The construction of the SAS Royal Hotel in Copenhagen began in 1956. Four years later, the hitherto tallest building in the Nordics, and the largest hotel in Scandinavia, was ready for inauguration. Standing twenty-two floors tall, the hotel was dubbed a "Landmark of the Jet Age", characterising the 1950s. Considered the most modern hotel in Scandinavia, Arne Jacobsen's attention to detail in terms of functions and the choice of materials in the overall design, as well as in individual objects, is still admired today.
Today, the SAS Royal Hotel (since renamed Radisson Collection Royal Copenhagen) remains a prominent example of Danish modernist architecture. Famed worldwide as the hotel where the architect designed every detail, it is the most harmonious high-rise building in Copenhagen and constitutes an ideal in Modern Design. Arne Jacobsen's artistic talent is evident throughout the hotel - from the proportions of the building to the design of the interior. His remarkable ability to carry through an all-encompassing design - a gesamtkunstwerk – is one to be admired.

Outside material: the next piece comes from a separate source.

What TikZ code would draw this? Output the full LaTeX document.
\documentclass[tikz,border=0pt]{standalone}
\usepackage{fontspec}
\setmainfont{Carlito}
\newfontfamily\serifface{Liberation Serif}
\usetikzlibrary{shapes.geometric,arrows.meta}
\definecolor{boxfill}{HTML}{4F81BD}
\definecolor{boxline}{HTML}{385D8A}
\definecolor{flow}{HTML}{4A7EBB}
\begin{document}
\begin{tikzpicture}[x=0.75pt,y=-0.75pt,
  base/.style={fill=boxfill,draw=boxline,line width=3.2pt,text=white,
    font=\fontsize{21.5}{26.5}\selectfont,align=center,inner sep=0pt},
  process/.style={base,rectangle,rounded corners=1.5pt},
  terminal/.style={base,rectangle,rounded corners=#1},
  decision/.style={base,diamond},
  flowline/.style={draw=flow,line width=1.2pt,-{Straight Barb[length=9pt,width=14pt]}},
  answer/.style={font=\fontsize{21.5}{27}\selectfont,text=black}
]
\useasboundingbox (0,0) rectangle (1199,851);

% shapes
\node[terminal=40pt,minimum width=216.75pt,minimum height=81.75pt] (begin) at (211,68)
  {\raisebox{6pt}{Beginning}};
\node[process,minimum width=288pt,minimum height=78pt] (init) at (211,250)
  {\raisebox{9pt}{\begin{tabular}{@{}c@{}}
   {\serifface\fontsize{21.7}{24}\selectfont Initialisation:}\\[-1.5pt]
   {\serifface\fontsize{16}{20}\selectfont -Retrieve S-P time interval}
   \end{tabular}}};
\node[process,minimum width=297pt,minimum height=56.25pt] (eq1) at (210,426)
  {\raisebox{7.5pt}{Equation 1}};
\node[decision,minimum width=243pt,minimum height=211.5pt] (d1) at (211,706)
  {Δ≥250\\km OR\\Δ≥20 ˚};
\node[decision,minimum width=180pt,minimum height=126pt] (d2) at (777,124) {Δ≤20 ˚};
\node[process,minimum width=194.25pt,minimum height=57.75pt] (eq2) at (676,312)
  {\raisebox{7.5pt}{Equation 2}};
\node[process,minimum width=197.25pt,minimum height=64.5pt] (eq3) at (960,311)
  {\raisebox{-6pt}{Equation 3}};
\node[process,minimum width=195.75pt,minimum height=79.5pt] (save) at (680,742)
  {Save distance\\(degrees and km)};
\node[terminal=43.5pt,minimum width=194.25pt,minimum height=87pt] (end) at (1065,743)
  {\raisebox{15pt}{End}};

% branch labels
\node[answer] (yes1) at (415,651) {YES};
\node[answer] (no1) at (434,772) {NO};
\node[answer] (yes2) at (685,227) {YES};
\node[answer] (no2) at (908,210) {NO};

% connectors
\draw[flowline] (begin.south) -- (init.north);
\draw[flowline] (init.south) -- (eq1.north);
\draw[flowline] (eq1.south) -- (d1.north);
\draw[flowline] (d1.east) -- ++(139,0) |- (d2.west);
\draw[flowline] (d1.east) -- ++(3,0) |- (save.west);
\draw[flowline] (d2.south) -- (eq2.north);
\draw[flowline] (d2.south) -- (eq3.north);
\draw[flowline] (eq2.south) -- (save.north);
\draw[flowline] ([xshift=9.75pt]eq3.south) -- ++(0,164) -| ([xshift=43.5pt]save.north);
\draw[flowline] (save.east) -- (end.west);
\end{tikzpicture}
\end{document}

The present hotel lobby is in many ways similar to the 1960s lobby. Floor-to-ceiling glass panes separate the lobby from the hustle and bustle of the street while letting daylight into the room. The result is a calm, exclusive atmosphere. The iconic Egg™ and Swan™ chairs, which were specially designed for the hotel, match the pleasant calm of the room.
Together with the organic forms of the Swan™, the curved staircase constitutes a strong contrast to the sharp cut, simple structure of the hotel. The very slight structure of the staircase was on the verge of what was technically feasible at the time.
Of the many details Arne Jacobsen designed for the hotel, several of the chairs he created have established themselves as design icons. The Egg™, Swan™ and Drop™ chairs are perhaps the most familiar. However, a fourth, the Pot™ chair, is no less significant. The small lounge chair brings a beautiful floating expression. Designed for the hotel's social areas, the Pot chair's sculptural curves and slim legs reflect the simplicity and openness of the building’s design.